Esta situación me hizo recordar un caso que acompañé hace unos 2 años donde la protagonista era una adolescente de 16 años que cursaba grado 11 (once) de Bachillerato de una institución privada del municipio de Piedecuesta, menor que venía siendo acosada sexualmente tanto por su director de grupo como por algunos de sus compañeros de clases.
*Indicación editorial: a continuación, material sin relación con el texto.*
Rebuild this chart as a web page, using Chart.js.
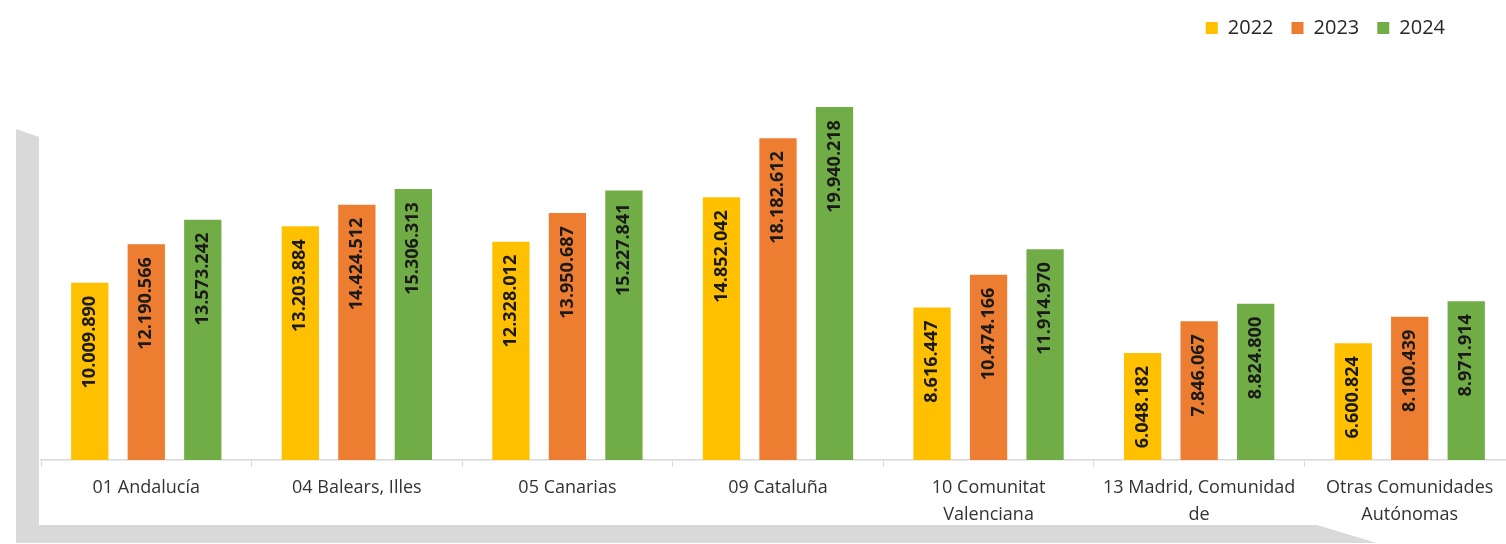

La menor anhelaba denunciar, ser escuchada. De mi parte, había dialogado sobre la situación con el ICBF, la Policía de Infancia y la Fiscalía. Sin embargo, su propia madre le repetía que era mejor quedarse callada, recordándole que pronto terminaría bachillerato y que próximamente estaría “en una ciudad mucho mejor”. El miedo que sentía la menor hacia la madre alcanzó el efecto esperado: el silencio. Me sentí maniatado, pensando que no todas las niñas y las adolescentes tenían la misma oportunidad de escapar como sí la tuvo esta menor. Que nunca debió escapar, sino denunciar a sus victimarios. Cuando me expresó que no denunciaría sentí un vacío en el pecho que no he logrado llenar con los años, y que si el ICBF llegaba a su hogar, su madre negaría todo con tal de “protegerla del qué dirán”. Qué error y qué dolor no haber hecho algo más por aquella adolescente.
Denunciar este tipo de violencia nunca será fácil, pero una vez realizado, debemos brindar protección y el mayor acompañamiento posible (psicológico, emocional, legal) a las y los menores de edad que son víctimas de una violencia que no debería tener el nivel de validación que socialmente sigue teniendo.
Debemos aprender a leer el silencio de los niños cuando callan, y a escuchar lo que sus voces nos tienen por decir cuando nos gritan.
Cuando las niñas (y los niños) levanten su voz, escuchemos. Porque no estará únicamente en juego el futuro de los niños sino también sus vidas y la forma como cada uno de ellas, de ellos, se relacionará con el mundo.
Celebremos y apoyemos a que otros menores puedan levantar sus voces. Ellos y ellas lo agradecerán en un futuro no muy lejano.